Richard Gentges, CINGSA project manager and a gas storage reservoir engineer with 29 years of experience, told the commission that the possibility of gas migration from the Sterling C reservoir was extremely remote and that CINGSA had conducted a detailed engineering evaluation of all wells that penetrate the reservoir.

—Alan Bailey

Setting a storage rate for the CINGSA facility

The Regulatory Commission of Alaska is currently considering whether to approve a new gas storage facility that Cook Inlet Natural Gas Storage Alaska, or CINGSA, wants to build on the Kenai Peninsula. But, although the commission is not going to consider approval of a tariff and associated usage rates for the facility until January, testimony regarding rate setting for the facility did appear in a recent public hearing over facility certification.
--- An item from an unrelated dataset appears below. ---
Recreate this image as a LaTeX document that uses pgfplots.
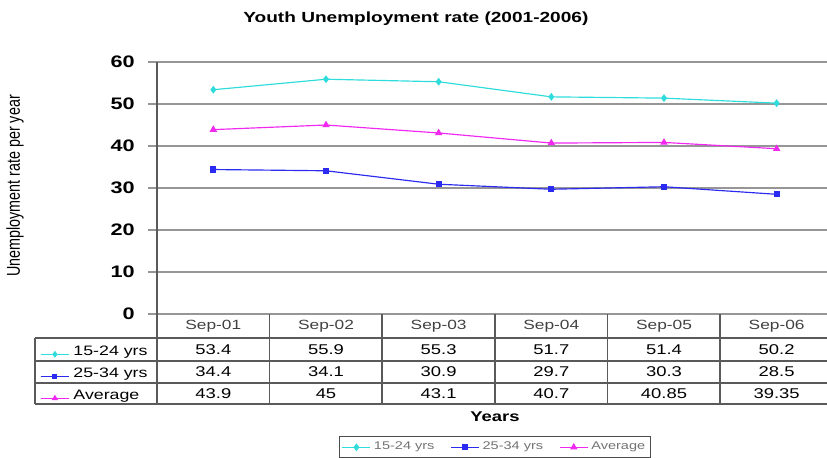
\documentclass[border=0pt]{standalone}
\usepackage{fontspec}
\setmainfont{Liberation Sans}
\usepackage{pgfplots}
\pgfplotsset{compat=1.18}
\definecolor{cseries}{HTML}{2FDCDC}
\definecolor{bseries}{HTML}{2A2AF0}
\definecolor{mseries}{HTML}{F028F0}
\definecolor{gridc}{HTML}{969696}
\definecolor{tabc}{HTML}{5A5A5A}
\newcommand{\hs}[1]{\scalebox{1.3}[1]{#1}}
\begin{document}
\begin{tikzpicture}
\useasboundingbox (0,0) rectangle (496.2pt,274.2pt);
\begin{axis}[
  at={(94.2pt,85.8pt)}, anchor=south west,
  scale only axis, width=405.6pt, height=151.2pt,
  xmin=-0.5, xmax=5.5, ymin=0, ymax=60,
  clip=false,
  /pgf/number format/assume math mode=true,
  axis line style={draw=none},
  xtick={0,1,2,3,4,5},
  xticklabels={\hs{Sep-01},\hs{Sep-02},\hs{Sep-03},\hs{Sep-04},\hs{Sep-05},\hs{Sep-06}},
  x tick style={draw=none},
  xticklabel style={font=\fontsize{8}{9}\selectfont, text=black!75, anchor=center, inner sep=0pt, yshift=-2.2pt},
  ytick={0,10,...,60},
  yticklabel={\hs{\pgfmathprintnumber{\tick}}},
  yticklabel style={font=\fontsize{10}{12}\selectfont\bfseries, anchor=east, inner sep=0pt, xshift=-7.8pt},
  y tick style={gridc, line width=1pt},
  tick align=outside, major tick length=5.4pt,
  ymajorgrids, grid style={gridc, line width=1pt},
  title={\hs{Youth Unemployment rate (2001-2006)}},
  title style={font=\fontsize{8.8}{10}\selectfont\bfseries, at={(axis description cs:0.383,1.131)}, anchor=center, inner sep=0pt},
  ylabel={\scalebox{1}[1.3]{Unemployment rate per year}},
  ylabel style={font=\fontsize{8.6}{10}\selectfont, at={(axis description cs:-0.21,0.508)}, anchor=center, inner sep=0pt},
  xlabel={\hs{Years}},
  xlabel style={font=\fontsize{8.5}{10}\selectfont\bfseries, at={(axis description cs:0.500,-0.408)}, anchor=center, inner sep=0pt},
  legend columns=3,
  legend style={at={(axis description cs:0.5,-0.484)}, anchor=north, draw=black!70, line width=0.8pt,
    font=\fontsize{6.7}{8}\selectfont, text=black!55, inner sep=1.5pt,
    /tikz/every even column/.append style={column sep=7.8pt},
    nodes={inner sep=1.8pt}},
  legend image code/.code={\draw[mark repeat=2,mark phase=2,#1] plot coordinates {(0pt,0pt) (8.4pt,0pt) (16.8pt,0pt)};},
]
\addplot[cseries, line width=0.7pt, mark=diamond*, mark size=1.8pt] coordinates {(0,53.4) (1,55.9) (2,55.3) (3,51.7) (4,51.4) (5,50.2)};
\addlegendentry{\hs{15-24 yrs}}
\addplot[bseries, line width=0.7pt, mark=square*, mark size=1.5pt] coordinates {(0,34.4) (1,34.1) (2,30.9) (3,29.7) (4,30.3) (5,28.5)};
\addlegendentry{\hs{25-34 yrs}}
\addplot[mseries, line width=0.7pt, mark=triangle*, mark size=1.9pt] coordinates {(0,43.9) (1,45) (2,43.1) (3,40.7) (4,40.85) (5,39.35)};
\addlegendentry{\hs{Average}}
% table frame
\draw[tabc, line width=1pt] (axis cs:-0.5,60) -- (axis cs:-0.5,-21.43);
\draw[tabc, line width=1pt] (axis cs:0.5,0) -- (axis cs:0.5,-21.43);
\draw[tabc, line width=1pt] (axis cs:1.5,0) -- (axis cs:1.5,-21.43);
\draw[tabc, line width=1pt] (axis cs:2.5,0) -- (axis cs:2.5,-21.43);
\draw[tabc, line width=1pt] (axis cs:3.5,0) -- (axis cs:3.5,-21.43);
\draw[tabc, line width=1pt] (axis cs:4.5,0) -- (axis cs:4.5,-21.43);
\draw[tabc, line width=1pt] (axis cs:-1.5825,-5.714) -- (axis cs:5.6,-5.714);
\draw[tabc, line width=1pt] (axis cs:-1.5825,-11.19) -- (axis cs:5.6,-11.19);
\draw[tabc, line width=1pt] (axis cs:-1.5825,-16.43) -- (axis cs:5.6,-16.43);
\draw[tabc, line width=1pt] (axis cs:-1.5825,-21.43) -- (axis cs:5.6,-21.43);
\draw[tabc, line width=1pt] (axis cs:-1.5825,-5.714) -- (axis cs:-1.5825,-21.43);
% table values
\node[font=\fontsize{8.5}{10}\selectfont] at (axis cs:0,-8.45) {\hs{53.4}};
\node[font=\fontsize{8.5}{10}\selectfont] at (axis cs:1,-8.45) {\hs{55.9}};
\node[font=\fontsize{8.5}{10}\selectfont] at (axis cs:2,-8.45) {\hs{55.3}};
\node[font=\fontsize{8.5}{10}\selectfont] at (axis cs:3,-8.45) {\hs{51.7}};
\node[font=\fontsize{8.5}{10}\selectfont] at (axis cs:4,-8.45) {\hs{51.4}};
\node[font=\fontsize{8.5}{10}\selectfont] at (axis cs:5,-8.45) {\hs{50.2}};
\node[font=\fontsize{8.5}{10}\selectfont] at (axis cs:0,-13.81) {\hs{34.4}};
\node[font=\fontsize{8.5}{10}\selectfont] at (axis cs:1,-13.81) {\hs{34.1}};
\node[font=\fontsize{8.5}{10}\selectfont] at (axis cs:2,-13.81) {\hs{30.9}};
\node[font=\fontsize{8.5}{10}\selectfont] at (axis cs:3,-13.81) {\hs{29.7}};
\node[font=\fontsize{8.5}{10}\selectfont] at (axis cs:4,-13.81) {\hs{30.3}};
\node[font=\fontsize{8.5}{10}\selectfont] at (axis cs:5,-13.81) {\hs{28.5}};
\node[font=\fontsize{8.5}{10}\selectfont] at (axis cs:0,-18.93) {\hs{43.9}};
\node[font=\fontsize{8.5}{10}\selectfont] at (axis cs:1,-18.93) {\hs{45}};
\node[font=\fontsize{8.5}{10}\selectfont] at (axis cs:2,-18.93) {\hs{43.1}};
\node[font=\fontsize{8.5}{10}\selectfont] at (axis cs:3,-18.93) {\hs{40.7}};
\node[font=\fontsize{8.5}{10}\selectfont] at (axis cs:4,-18.93) {\hs{40.85}};
\node[font=\fontsize{8.5}{10}\selectfont] at (axis cs:5,-18.93) {\hs{39.35}};
\end{axis}
\begin{axis}[
  at={(94.2pt,85.8pt)}, anchor=south west,
  scale only axis, width=405.6pt, height=151.2pt,
  hide axis, xmin=0, xmax=1, ymin=0, ymax=1,
  legend cell align=left,
  legend style={at={(axis description cs:-0.1731,-0.115)}, anchor=north west, draw=none, fill=none,
    inner sep=0pt, row sep=0pt, font=\fontsize{8.2}{9}\selectfont,
    /tikz/every odd column/.append style={column sep=2.4pt},
    nodes={inner sep=0pt, text height=7.6pt, text depth=5.6pt}},
  legend image code/.code={\draw[mark repeat=2,mark phase=2,#1] plot coordinates {(0pt,0pt) (8.4pt,0pt) (16.8pt,0pt)};},
]
\addlegendimage{cseries, line width=0.7pt, mark=diamond*, mark size=1.5pt}
\addlegendentry{\hs{15-24 yrs}}
\addlegendimage{bseries, line width=0.7pt, mark=square*, mark size=1.2pt}
\addlegendentry{\hs{25-34 yrs}}
\addlegendimage{mseries, line width=0.7pt, mark=triangle*, mark size=1.5pt}
\addlegendentry{\hs{Average}}
\end{axis}
\end{tikzpicture}
\end{document}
With the CINGSA facility being the first regulated gas storage operation in Alaska, commissioners expressed concerns during the hearing about how CINGSA will determine the fees that it charges its gas storage customers. Commissioners questioned a proposal to initially use what CINGSA terms an “inception rate,” where fees are based on estimates of facility construction costs; estimates of the cost of debt incurred to finance the construction; and estimates of facility operation and maintenance costs. CINGSA proposes to revise its initial fees after one complete year of facility operation, using actual construction, debt and operational costs. After five years of operation CINGSA would submit a complete, revised tariff to RCA for approval, using information gleaned from experience of operating the facility.
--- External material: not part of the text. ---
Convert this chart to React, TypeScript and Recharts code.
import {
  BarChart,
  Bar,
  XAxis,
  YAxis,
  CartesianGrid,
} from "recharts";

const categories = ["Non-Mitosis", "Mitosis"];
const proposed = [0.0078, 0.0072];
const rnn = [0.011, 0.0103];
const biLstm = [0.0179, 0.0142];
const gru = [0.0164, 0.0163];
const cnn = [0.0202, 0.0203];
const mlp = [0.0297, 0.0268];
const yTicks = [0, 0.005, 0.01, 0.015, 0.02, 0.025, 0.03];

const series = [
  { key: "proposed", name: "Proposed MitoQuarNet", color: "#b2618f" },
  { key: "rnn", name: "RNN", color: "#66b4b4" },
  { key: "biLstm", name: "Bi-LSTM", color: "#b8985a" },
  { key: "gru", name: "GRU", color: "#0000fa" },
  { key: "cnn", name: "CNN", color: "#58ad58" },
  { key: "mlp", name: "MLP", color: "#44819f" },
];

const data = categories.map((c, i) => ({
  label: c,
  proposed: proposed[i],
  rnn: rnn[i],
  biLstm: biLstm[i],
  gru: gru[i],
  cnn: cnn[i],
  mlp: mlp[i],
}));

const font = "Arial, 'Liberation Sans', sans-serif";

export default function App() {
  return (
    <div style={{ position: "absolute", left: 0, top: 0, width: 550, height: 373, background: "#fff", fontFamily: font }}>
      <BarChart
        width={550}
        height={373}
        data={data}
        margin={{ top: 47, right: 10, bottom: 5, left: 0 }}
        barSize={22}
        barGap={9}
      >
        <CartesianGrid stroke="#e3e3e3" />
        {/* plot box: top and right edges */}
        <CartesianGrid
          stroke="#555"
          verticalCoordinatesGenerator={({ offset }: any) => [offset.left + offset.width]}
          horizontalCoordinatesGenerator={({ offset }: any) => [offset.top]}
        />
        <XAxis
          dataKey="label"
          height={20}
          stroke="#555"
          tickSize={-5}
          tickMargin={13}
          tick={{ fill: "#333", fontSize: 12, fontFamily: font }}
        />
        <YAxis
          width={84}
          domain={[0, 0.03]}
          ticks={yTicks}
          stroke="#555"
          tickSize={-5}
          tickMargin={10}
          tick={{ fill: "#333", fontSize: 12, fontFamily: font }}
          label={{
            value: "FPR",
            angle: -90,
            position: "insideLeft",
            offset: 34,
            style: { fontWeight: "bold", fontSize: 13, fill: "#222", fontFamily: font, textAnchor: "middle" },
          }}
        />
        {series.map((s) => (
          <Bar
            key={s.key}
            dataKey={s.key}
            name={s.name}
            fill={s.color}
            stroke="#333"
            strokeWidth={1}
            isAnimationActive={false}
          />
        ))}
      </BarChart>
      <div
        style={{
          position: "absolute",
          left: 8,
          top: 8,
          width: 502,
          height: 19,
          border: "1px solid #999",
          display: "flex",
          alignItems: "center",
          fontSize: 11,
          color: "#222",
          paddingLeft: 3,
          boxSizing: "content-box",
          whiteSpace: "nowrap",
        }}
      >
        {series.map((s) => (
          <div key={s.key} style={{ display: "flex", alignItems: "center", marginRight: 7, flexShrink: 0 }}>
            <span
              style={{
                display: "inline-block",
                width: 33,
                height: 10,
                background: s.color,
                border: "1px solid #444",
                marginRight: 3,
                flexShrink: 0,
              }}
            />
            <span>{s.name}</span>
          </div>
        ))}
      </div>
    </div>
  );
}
Key cost components used to determine usage fees will be the rate of return that CINGSA expects on the capital that it invests in the storage project, the manner in which the value of the facility is depreciated and the rate of interest paid on the financing of the storage project. CINGSA has indicated that, as a joint venture between Semco Energy and MidAmerican Holdings, interest on debt will likely be relatively high, reflecting the risks associated with the joint venture and its customers rather than the risk profiles of CINGSA’s parent corporations.